As for concerns of "sharenting", or over-sharing her parenting experience online and compromising the safety and privacy of her young children, she said: "I am very conscious of what I post about them. I don't talk about their names, about the location of their schools and I don't show them when they are throwing tantrums and not feeling their best."
WHY SHE WANTED TO BE A YOUNG PARENT
Coming from a broken family and having spent most of her childhood and adolescence split between her parents’ homes, Ms Ong has a clear vision of the parent she aspires to be and the level of attentiveness she intends to offer her children.
“I will always tell myself that I’ll never, ever let my children go through what I did.”
On her decision to be a young parent — she got married at the age of 21 and had her first child at 22 — she said: “Some people found it odd that I would choose to have kids after having a difficult childhood. But to me, I want to have a loving family for myself because this was something I never had.”

Ms Ong added that it was her dream to embrace motherhood at a young age, because she wanted to have the energy to actively engage and play with her children during their formative years.
And when they grow older, she envisions herself becoming a "cool mum" figure, fostering a relationship with her children that is characterised by open communication and friendship.
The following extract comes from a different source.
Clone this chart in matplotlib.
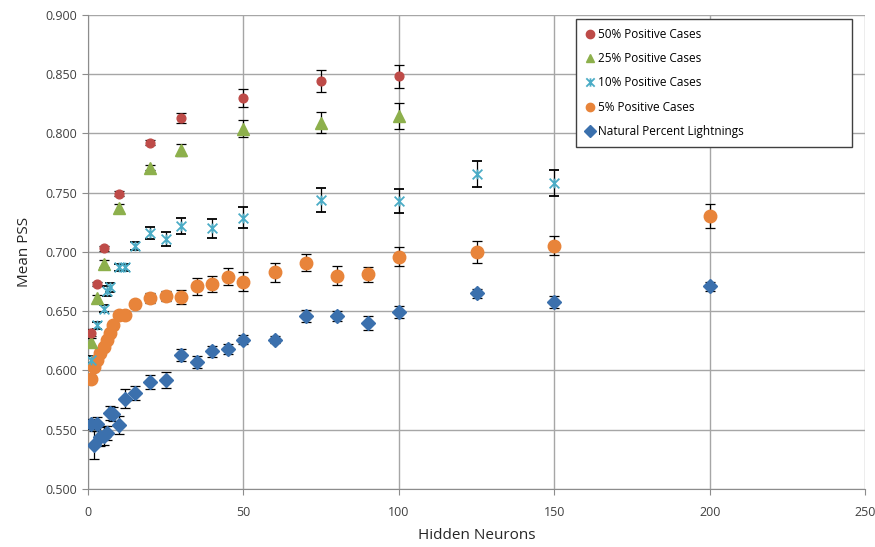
import numpy as np
import matplotlib.pyplot as plt
from matplotlib.path import Path

# Mean PSS vs number of hidden neurons, one series per training-set balance
x_50 = [1, 3, 5, 10, 20, 30, 50, 75, 100]
pss_50 = [0.632, 0.673, 0.703, 0.749, 0.792, 0.813, 0.830, 0.844, 0.848]
err_50 = [0.003, 0.002, 0.002, 0.002, 0.002, 0.004, 0.0075, 0.009, 0.010]

x_25 = [1, 3, 5, 10, 20, 30, 50, 75, 100]
pss_25 = [0.624, 0.661, 0.690, 0.737, 0.771, 0.786, 0.804, 0.809, 0.815]
err_25 = [0.003, 0.003, 0.003, 0.003, 0.002, 0.005, 0.007, 0.009, 0.011]

x_10 = [1, 3, 5, 6, 7, 10, 12, 15, 20, 25, 30, 40, 50, 75, 100, 125, 150]
pss_10 = [0.609, 0.638, 0.652, 0.667, 0.670, 0.687, 0.687, 0.705, 0.716, 0.711,
          0.722, 0.720, 0.729, 0.744, 0.743, 0.766, 0.758]
err_10 = [0.003, 0.003, 0.003, 0.004, 0.004, 0.003, 0.003, 0.003, 0.005, 0.006,
          0.007, 0.008, 0.009, 0.010, 0.010, 0.011, 0.011]

x_5 = [1, 2, 3, 4, 5, 6, 7, 8, 10, 12, 15, 20, 25, 30, 35, 40, 45, 50, 60, 70,
       80, 90, 100, 125, 150, 200]
pss_5 = [0.593, 0.603, 0.609, 0.615, 0.620, 0.626, 0.632, 0.638, 0.647, 0.647,
         0.656, 0.661, 0.663, 0.662, 0.671, 0.673, 0.679, 0.675, 0.683, 0.691,
         0.680, 0.681, 0.696, 0.700, 0.705, 0.730]
err_5 = [0.002, 0.002, 0.002, 0.002, 0.002, 0.002, 0.002, 0.003, 0.003, 0.003,
         0.003, 0.004, 0.004, 0.006, 0.007, 0.007, 0.007, 0.008, 0.008, 0.007,
         0.008, 0.006, 0.008, 0.009, 0.008, 0.010]

x_nat = [1, 2, 3, 4, 5, 6, 7, 8, 10, 12, 15, 20, 25, 30, 35, 40, 45, 50, 60,
         70, 80, 90, 100, 125, 150, 200]
pss_nat = [0.555, 0.537, 0.555, 0.544, 0.545, 0.547, 0.564, 0.563, 0.554, 0.576,
           0.581, 0.590, 0.592, 0.613, 0.607, 0.616, 0.618, 0.626, 0.626, 0.646,
           0.646, 0.640, 0.649, 0.665, 0.658, 0.671]
err_nat = [0.004, 0.012, 0.006, 0.008, 0.008, 0.006, 0.006, 0.006, 0.008, 0.008,
           0.006, 0.006, 0.007, 0.005, 0.005, 0.005, 0.004, 0.004, 0.003, 0.005,
           0.004, 0.006, 0.005, 0.004, 0.005, 0.004]

# star marker: an X with a vertical stroke
star = Path([(-1, -1), (1, 1), (-1, 1), (1, -1), (0, -1), (0, 1)],
            [Path.MOVETO, Path.LINETO, Path.MOVETO, Path.LINETO, Path.MOVETO, Path.LINETO])

plt.rcParams['font.family'] = ['Open Sans', 'DejaVu Sans']
fig = plt.figure(figsize=(8.75, 5.47), dpi=100)
ax = fig.add_axes([0.1006, 0.106, 0.888, 0.867])

ebkw = dict(ls='none', ecolor='black', elinewidth=0.9, capsize=3.5, capthick=0.9)

ax.errorbar(x_nat, pss_nat, yerr=err_nat, marker='D', ms=7, color='#3b70ad',
            mec='#3b70ad', label='Natural Percent Lightnings', zorder=3, **ebkw)
ax.errorbar(x_5, pss_5, yerr=err_5, marker='o', ms=9, color='#e8843a',
            mec='#e8843a', label='5% Positive Cases', zorder=3, **ebkw)
ax.errorbar(x_10, pss_10, yerr=err_10, marker=star, ms=7, color='#4bacc6',
            mec='#4bacc6', mew=1.3, label='10% Positive Cases', zorder=3, **ebkw)
ax.errorbar(x_25, pss_25, yerr=err_25, marker='^', ms=8, color='#8db04c',
            mec='#8db04c', label='25% Positive Cases', zorder=3, **ebkw)
ax.errorbar(x_50, pss_50, yerr=err_50, marker='o', ms=6.3, color='#be4b48',
            mec='#be4b48', label='50% Positive Cases', zorder=3, **ebkw)

ax.set_xlim(0, 250)
ax.set_ylim(0.5, 0.9)
ax.set_xticks(np.arange(0, 251, 50))
ax.set_yticks(np.arange(0.5, 0.901, 0.05))
ax.set_yticklabels([f'{v:.3f}' for v in np.arange(0.5, 0.901, 0.05)])
ax.grid(True, color='#a6a6a6', lw=1)
ax.set_axisbelow(True)
for s in ['top', 'right']:
    ax.spines[s].set_visible(False)
for s in ['left', 'bottom']:
    ax.spines[s].set_color('#8c8c8c')
ax.tick_params(colors='#8c8c8c', labelcolor='#404040', labelsize=9, length=4)
ax.tick_params(axis='x', pad=8)

ax.set_xlabel('Hidden Neurons', fontsize=11, color='#262626', labelpad=7)
ax.set_ylabel('Mean PSS', fontsize=11, color='#262626', labelpad=10)

handles, labels = ax.get_legend_handles_labels()
handles = [h[0] for h in handles[::-1]]
leg = ax.legend(handles, labels[::-1], loc='upper left',
                bbox_to_anchor=(0.628, 0.992, 0.355, 0.0), mode='expand',
                fontsize=8.5, labelspacing=0.95, borderpad=0.8, handlelength=0.8,
                handletextpad=0.3, fancybox=False, framealpha=1,
                edgecolor='#404040', borderaxespad=0)
leg.get_frame().set_linewidth(1)
for h in leg.legend_handles:
    h.set_markersize(6)

fig.savefig('out.png', dpi=100)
Ms Ong likes to think that her parenting style is somewhere in between Asian parenting and gentle parenting.
Asian parenting takes on an authoritarian approach, often enforcing strict rules and punishment for wrongdoings. Gentle parenting prioritises empathy and positive discipline techniques such as problem-solving together as a family.
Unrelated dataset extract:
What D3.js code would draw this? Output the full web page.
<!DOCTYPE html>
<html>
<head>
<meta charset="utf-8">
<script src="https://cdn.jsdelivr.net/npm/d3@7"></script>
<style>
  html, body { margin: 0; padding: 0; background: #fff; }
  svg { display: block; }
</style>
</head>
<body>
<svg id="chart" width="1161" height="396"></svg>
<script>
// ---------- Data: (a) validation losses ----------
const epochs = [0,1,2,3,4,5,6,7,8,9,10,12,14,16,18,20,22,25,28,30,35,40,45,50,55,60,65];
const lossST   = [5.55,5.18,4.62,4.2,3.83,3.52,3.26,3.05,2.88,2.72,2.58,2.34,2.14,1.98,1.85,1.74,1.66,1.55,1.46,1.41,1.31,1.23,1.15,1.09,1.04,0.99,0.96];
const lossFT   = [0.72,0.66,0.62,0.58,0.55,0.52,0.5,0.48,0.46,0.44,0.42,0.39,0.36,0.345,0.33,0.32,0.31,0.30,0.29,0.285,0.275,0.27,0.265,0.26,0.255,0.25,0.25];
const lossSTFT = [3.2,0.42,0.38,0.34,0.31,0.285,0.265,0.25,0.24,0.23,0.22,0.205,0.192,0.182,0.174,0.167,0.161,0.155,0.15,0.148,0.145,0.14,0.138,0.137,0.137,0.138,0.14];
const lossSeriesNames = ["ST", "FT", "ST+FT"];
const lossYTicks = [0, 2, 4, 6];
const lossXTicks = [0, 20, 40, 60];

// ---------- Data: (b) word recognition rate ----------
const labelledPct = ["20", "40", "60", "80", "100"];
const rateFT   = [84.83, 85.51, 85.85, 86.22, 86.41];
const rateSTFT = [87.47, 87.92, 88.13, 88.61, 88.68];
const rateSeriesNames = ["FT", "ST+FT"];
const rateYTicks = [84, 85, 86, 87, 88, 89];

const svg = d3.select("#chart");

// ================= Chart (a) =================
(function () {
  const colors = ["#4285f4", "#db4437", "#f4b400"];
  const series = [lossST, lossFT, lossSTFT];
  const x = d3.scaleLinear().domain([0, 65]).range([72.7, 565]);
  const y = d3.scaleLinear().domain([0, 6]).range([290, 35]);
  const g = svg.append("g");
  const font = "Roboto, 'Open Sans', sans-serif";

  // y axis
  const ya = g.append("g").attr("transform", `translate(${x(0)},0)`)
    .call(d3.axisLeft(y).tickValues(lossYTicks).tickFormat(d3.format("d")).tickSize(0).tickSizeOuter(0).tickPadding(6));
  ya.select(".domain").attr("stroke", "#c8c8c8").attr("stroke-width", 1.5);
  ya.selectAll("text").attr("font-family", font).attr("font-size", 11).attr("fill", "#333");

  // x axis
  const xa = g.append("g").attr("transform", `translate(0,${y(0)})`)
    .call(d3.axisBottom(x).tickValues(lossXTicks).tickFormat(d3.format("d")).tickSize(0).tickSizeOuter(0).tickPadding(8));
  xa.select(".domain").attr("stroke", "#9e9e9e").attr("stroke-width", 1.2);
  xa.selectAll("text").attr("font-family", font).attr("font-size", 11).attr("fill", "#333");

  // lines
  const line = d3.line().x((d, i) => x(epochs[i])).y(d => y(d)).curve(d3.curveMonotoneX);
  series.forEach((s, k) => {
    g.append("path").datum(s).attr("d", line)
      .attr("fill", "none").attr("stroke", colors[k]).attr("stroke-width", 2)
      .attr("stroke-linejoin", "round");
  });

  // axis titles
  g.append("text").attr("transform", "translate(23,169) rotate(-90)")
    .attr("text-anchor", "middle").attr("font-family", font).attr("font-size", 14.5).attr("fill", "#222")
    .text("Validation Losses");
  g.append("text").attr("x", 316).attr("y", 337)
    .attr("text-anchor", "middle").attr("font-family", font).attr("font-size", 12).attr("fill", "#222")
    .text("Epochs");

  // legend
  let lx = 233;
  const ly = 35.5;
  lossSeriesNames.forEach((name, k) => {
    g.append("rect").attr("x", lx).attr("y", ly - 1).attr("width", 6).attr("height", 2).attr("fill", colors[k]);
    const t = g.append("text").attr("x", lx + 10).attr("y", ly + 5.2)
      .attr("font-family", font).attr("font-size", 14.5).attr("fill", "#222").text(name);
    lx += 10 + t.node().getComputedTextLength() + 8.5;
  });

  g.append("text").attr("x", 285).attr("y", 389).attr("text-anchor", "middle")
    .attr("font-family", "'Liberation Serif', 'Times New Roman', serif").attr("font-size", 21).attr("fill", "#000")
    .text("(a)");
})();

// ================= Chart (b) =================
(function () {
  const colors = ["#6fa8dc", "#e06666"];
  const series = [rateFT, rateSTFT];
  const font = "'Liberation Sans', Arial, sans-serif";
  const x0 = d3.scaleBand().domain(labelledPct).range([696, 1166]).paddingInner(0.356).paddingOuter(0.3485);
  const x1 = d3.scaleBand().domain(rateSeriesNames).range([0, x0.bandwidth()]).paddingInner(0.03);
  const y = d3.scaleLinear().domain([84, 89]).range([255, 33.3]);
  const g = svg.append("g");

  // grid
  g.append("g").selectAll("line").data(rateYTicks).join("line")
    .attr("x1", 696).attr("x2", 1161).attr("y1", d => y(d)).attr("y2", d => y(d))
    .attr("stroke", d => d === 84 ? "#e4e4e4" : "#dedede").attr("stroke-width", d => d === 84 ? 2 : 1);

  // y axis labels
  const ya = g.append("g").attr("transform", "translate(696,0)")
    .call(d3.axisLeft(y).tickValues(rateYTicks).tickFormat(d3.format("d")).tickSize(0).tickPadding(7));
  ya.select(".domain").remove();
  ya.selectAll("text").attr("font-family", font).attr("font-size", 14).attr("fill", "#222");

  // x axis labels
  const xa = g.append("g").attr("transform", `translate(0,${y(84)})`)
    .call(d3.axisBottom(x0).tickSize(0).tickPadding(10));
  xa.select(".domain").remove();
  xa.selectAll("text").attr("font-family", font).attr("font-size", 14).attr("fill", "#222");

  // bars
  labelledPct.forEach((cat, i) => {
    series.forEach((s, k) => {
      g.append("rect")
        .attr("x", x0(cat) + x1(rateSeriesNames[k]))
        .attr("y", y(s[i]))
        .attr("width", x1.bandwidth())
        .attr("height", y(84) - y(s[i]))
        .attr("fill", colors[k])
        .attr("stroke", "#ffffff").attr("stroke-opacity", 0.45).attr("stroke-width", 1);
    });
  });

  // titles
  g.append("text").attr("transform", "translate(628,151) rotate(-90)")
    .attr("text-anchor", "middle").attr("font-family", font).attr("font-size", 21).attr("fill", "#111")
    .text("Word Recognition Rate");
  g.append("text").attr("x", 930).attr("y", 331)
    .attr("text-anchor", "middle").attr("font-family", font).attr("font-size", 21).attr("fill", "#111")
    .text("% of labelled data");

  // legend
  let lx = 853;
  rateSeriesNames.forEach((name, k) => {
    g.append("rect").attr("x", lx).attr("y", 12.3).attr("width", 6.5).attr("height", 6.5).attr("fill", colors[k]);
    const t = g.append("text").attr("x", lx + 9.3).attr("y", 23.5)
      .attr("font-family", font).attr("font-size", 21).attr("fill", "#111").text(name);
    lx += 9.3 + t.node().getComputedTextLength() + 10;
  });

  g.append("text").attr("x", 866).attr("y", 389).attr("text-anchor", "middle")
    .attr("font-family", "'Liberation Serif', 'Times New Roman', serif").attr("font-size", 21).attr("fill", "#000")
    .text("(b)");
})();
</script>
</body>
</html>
“I try my best to find a balance," Ms Ong said. "If they do something wrong, I will talk to them to make them understand what I’m saying and give them three chances.
“If they still do it after three times, then I know they’re trying to be funny, and only then will I scold them and discipline them.”
She admitted that managing her emotions can be tough on some days due to work stress and fatigue.
At the same time, she is acutely aware of how a parent's strong and uncontrolled emotions can become a lasting bad memory to children, just like how some painful parts of her own childhood remain clear as day in her mind today.
“Because of this, I have to exercise a lot of self-control and regulate my emotions constantly. I don’t want to go to sleep regretting what I did to my kids.”
Ms Ong remembered that when she was dating Mr Nicholas Tan — now her husband — and told him that she wanted to be a mother early, he was a little surprised.
“He likes to plan things first before doing them. At first, he told me we should wait a while before having our first child.
“But to me, there is never a right time. We can wait a few years, but maybe there will be other reasons to tell ourselves that we should wait longer. So I convinced him we should do it as soon as possible.”
Mr Tan eventually agreed with his wife since he also likes children and wanted to become a father.
The 31-year-old sales manager of a car rental company told TODAY: "It's more of a mutual decision rather than giving in (to my wife). I also see the benefits of being still 'young' when our children are 18."

Ms Ong said that as a young parent, she does not feel like she is missing out on anything as someone in her 20s.
On the contrary, she feels like her life has a purpose now.
“When I was younger, we never officially celebrated Mother’s Day or such commemorative days, even though I really wanted family time. My brother and I were always on our own.
“Today, I have two sons and they're the reason I work so hard.
"They keep me motivated and I constantly want to be a better version of myself.
"If I were given a chance to go back in time, I would still choose to be a young mum. I have no regrets.”